IIT Madras collaborates with NASA JPL to study microbes aboard ISS
The Indian Institute of Technology (IIT) Madras has announced a collaborative study with the Jet Propulsion Laboratory (JPL), the research hub of central US space agency National Aeronautics and Space Administration (NASA), to study the impact of microorganisms aboard the International Space Station. Observations from the research project will help create medical solutions to aid astronauts in long term human missions in space.
Explaining the observations, Karthik Raman, assistant professor at the department of biotechnology, IIT Madras, said that the collection of microbes, which includes a variety of bacteria and fungi, have occurred over time due to the astronauts that have been aboard the ISS over the past decades.
“Even though the ISS is a highly sterile environment, these microbes can play a big role in the way human presence in a space environment works — which our research work sought to highlight,” Raman said.
To be sure, this is not the first project of its kind designed to study the role of microbes in space. In March last year, a research project by the School of Life Sciences, University of Hyderabad — in association with NASA’s JPL — found a unique strain of bacteria that evolved in the environment of the ISS.

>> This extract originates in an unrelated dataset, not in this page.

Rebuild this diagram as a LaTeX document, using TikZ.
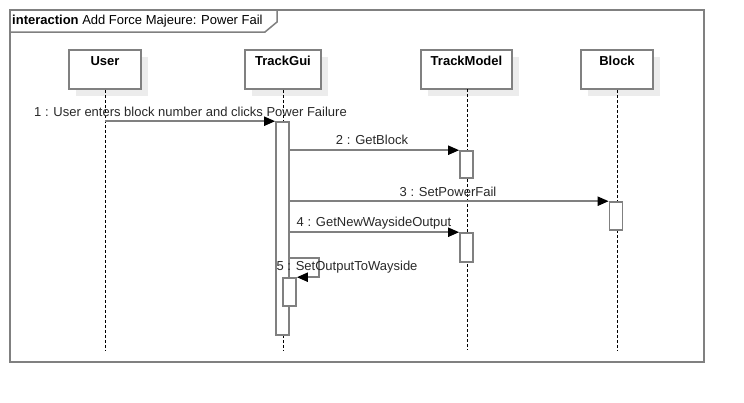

According to the project, three previously unknown bacteria strains were discovered aboard the ISS, which the scientists concluded could be vital in understanding the potential of plant growth in future long-term missions in space.
The IIT Madras study, however, applied computational models to understand metabolic interactions between these microbes — which can significantly alter the sterile environment of the ISS.
The research study was published in the Microbiome journal on July 6, and highlighted through its computational method that the interaction of the observed microbes could be beneficial to the symbiotic growth of these organisations even aboard the ISS — thus underlining their potential in supporting life in long duration space missions.